Broadly framed, my research interest lies in the interplay between (mediated) communication resources and society, and can be categorized into three closely related areas of inquiry, namely: communication and social change; political economy of communication; and global media flows.
In the area of communication and social change, I am interested in looking at how the intervention of communication repertoire such as ICTs, infrastructures, or policy frameworks bring about (or undermine) social development, empowerment, and democratization in Sub-Saharan Africa. Framed from a critical posture, my inquiries in this research cluster deal with development communication theory and practice in the context of the African continent and its peoples. My second research interest, political economy of communications, addresses power relations in society, and how these relations are conditioned by the production, distribution, and consumption of communication resources. With a major focus on Ethiopia, I specifically look at how media industries, institutions, communication resources, regulatory frameworks, and labor are situated in the interplay between state and society. My third area of research interest involves global media flows, which focuses on intercultural encounter representations mainly from a postcolonial perspective as well as a critical examination of how media content and artifacts produced in distinct geographical locales are negotiated, appropriated and at times resisted in different parts of the world. Specifically, my research in this cluster interrogates culinary adventure reality television programs by critically examining how they portray African foodways and cultural expressions.
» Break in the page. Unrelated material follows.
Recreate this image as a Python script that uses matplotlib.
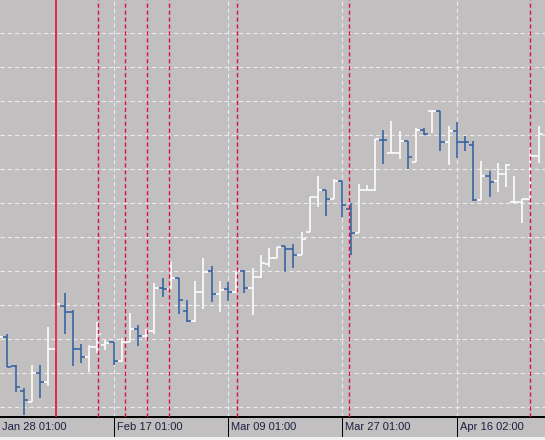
import matplotlib
matplotlib.use('Agg')
import matplotlib.pyplot as plt
import numpy as np
from matplotlib.patches import Rectangle

plt.rcParams['font.family'] = ['Liberation Sans', 'DejaVu Sans']

# daily OHLC bars, bar index -1 .. 65 (price units: one grid step = 10)
bars = np.arange(-1, 66)
opens = [118.2, 120.7, 112.1, 104.7, 101.4, 109.9, 107.4, 117.0, 129.8, 127.9,
         117.0, 114.6, 117.6, 118.2, 119.0, 113.4, 119.1, 122.9, 120.8, 122.4,
         134.9, 134.6, 137.9, 128.2, 125.3, 133.7, 139.9, 133.1, 134.6, 133.7,
         139.9, 134.9, 138.1, 142.0, 143.7, 147.3, 146.6, 144.8, 151.4, 161.7,
         163.7, 161.3, 166.5, 158.1, 151.2, 163.7, 163.7, 178.6, 174.6, 174.6,
         178.1, 172.0, 181.5, 187.0, 187.0, 177.9, 181.1, 177.9, 177.1, 160.8,
         167.9, 166.6, 168.5, 160.3, 160.3, 161.1, 173.8]
highs = [122.6, 121.5, 112.4, 105.5, 112.4, 112.4, 123.5, 131.5, 133.5, 128.5,
         118.5, 118.1, 125.1, 119.7, 119.2, 120.2, 127.7, 124.1, 122.9, 136.4,
         137.9, 142.9, 138.0, 131.5, 137.1, 143.8, 141.5, 137.1, 136.8, 140.0,
         140.3, 140.8, 144.7, 146.7, 147.1, 147.4, 147.9, 151.5, 161.7, 168.0,
         163.7, 167.0, 166.5, 159.9, 165.7, 165.3, 178.9, 181.5, 184.1, 181.2,
         178.2, 182.0, 182.0, 187.1, 187.1, 182.6, 183.9, 179.7, 178.3, 172.4,
         169.4, 171.9, 171.6, 167.9, 161.1, 176.1, 182.6]
lows = [116.8, 111.7, 104.3, 97.7, 101.4, 102.7, 106.2, 116.2, 121.4, 112.1,
        112.9, 110.4, 115.8, 116.8, 112.4, 113.3, 119.1, 117.9, 120.3, 121.4,
        132.4, 134.6, 127.3, 125.1, 125.1, 128.8, 131.0, 128.0, 131.3, 133.6,
        133.6, 127.1, 137.9, 141.3, 143.7, 139.8, 141.0, 144.6, 151.4, 158.9,
        156.3, 161.1, 156.0, 144.7, 151.1, 163.7, 163.6, 171.5, 174.6, 172.9,
        170.0, 172.0, 179.9, 180.5, 175.4, 171.3, 173.3, 175.4, 160.6, 160.8,
        161.9, 163.3, 164.6, 160.1, 154.2, 160.9, 171.7]
closes = [120.7, 111.9, 106.0, 102.1, 109.9, 107.3, 117.0, 130.2, 127.9, 117.0,
          114.6, 117.6, 121.4, 118.8, 113.4, 119.1, 122.9, 120.8, 122.4, 134.9,
          134.7, 137.9, 131.4, 125.3, 133.7, 139.8, 133.1, 134.3, 133.7, 139.9,
          134.9, 138.1, 142.3, 143.7, 147.0, 146.6, 144.8, 149.3, 161.7, 163.7,
          161.3, 166.5, 159.4, 151.2, 163.7, 163.8, 178.9, 178.4, 174.7, 178.1,
          173.4, 181.5, 180.2, 187.1, 177.9, 181.1, 177.9, 177.8, 160.8, 167.9,
          166.2, 168.5, 171.3, 160.4, 161.1, 173.8, 180.2]

tick_bars = [-1, 13, 27, 41, 55]
tick_labels = ['Jan 28 01:00', 'Feb 17 01:00', 'Mar 09 01:00', 'Mar 27 01:00', 'Apr 16 02:00']
event_lines = [11.12, 14.44, 17.05, 19.75, 28.14, 41.77, 64.0]
marker_line = 6.0
levels = np.arange(100, 211, 10)

bg = '#c1bfc0'
up_col = '#ffffff'
down_col = '#3461a3'
red = '#e0103c'
grid_col = '#eaeaea'

fig = plt.figure(figsize=(5.45, 4.40), dpi=100, facecolor=bg)
ax = fig.add_axes([0, 23.5 / 440, 1, 416.5 / 440])
ax.set_facecolor(bg)
ax.set_xlim(-0.897, 65.79)
ax.set_ylim(97.21, 219.71)

for lv in levels:
    ax.axhline(lv, color=grid_col, lw=0.8, ls=(0, (4, 2.5)), zorder=1)
for b in tick_bars:
    ax.axvline(b, color=grid_col, lw=0.8, ls=(0, (4, 2.5)), zorder=1)

o = np.array(opens)
c = np.array(closes)
cols = [up_col if cc >= oo else down_col for oo, cc in zip(o, c)]
ax.vlines(bars, lows, highs, colors=cols, lw=1.15, zorder=2)
ax.hlines(o, bars - 0.5, bars, colors=cols, lw=1.15, zorder=2)
ax.hlines(c, bars, bars + 0.5, colors=cols, lw=1.15, zorder=2)

for x in event_lines:
    ax.axvline(x, color=red, lw=1.0, ls=(0, (3, 2)), zorder=3)
ax.axvline(marker_line, color=red, lw=1.2, zorder=3)

for s in ['top', 'left', 'right']:
    ax.spines[s].set_visible(False)
ax.spines['bottom'].set_color('black')
ax.spines['bottom'].set_linewidth(1.44)
ax.set_yticks([])
ax.set_xticks(tick_bars[1:])
ax.tick_params(axis='x', direction='out', length=14.4, width=0.72,
               colors='black', labelbottom=False)

for b, t in zip(tick_bars, tick_labels):
    ax.annotate(t, xy=(b, 0), xycoords=('data', 'axes fraction'),
                xytext=(3, -10), textcoords='offset pixels',
                ha='left', va='center', fontsize=8, color='#1b2142',
                annotation_clip=False)

fig.patches.append(Rectangle((0, 0), 1, 3 / 440, transform=fig.transFigure,
                             facecolor='#f0f0f0', edgecolor='none'))

fig.savefig('out.png', dpi=100, facecolor=bg)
My articles appeared in several journals including Journalism Studies, Communication, Culture, Critique, African Journalism Studies, and Review of African Political Economy. Currently, I am co-editing a book, Counter-terrorism Laws and Freedom of Expression: Global Perspectives (under contract with Lexington Books), which examines how global counter-terrorism laws have conditioned communication patterns, especially as it pertains to individual and institutional political speech. Amidst an alarming retreat of the democratic order, the book offers a critical insight into how counter-terrorism laws have curtailed freedom of expression in various facets of mediated communication involving journalism practice, digital citizenship, privacy, surveillance as well as online activism.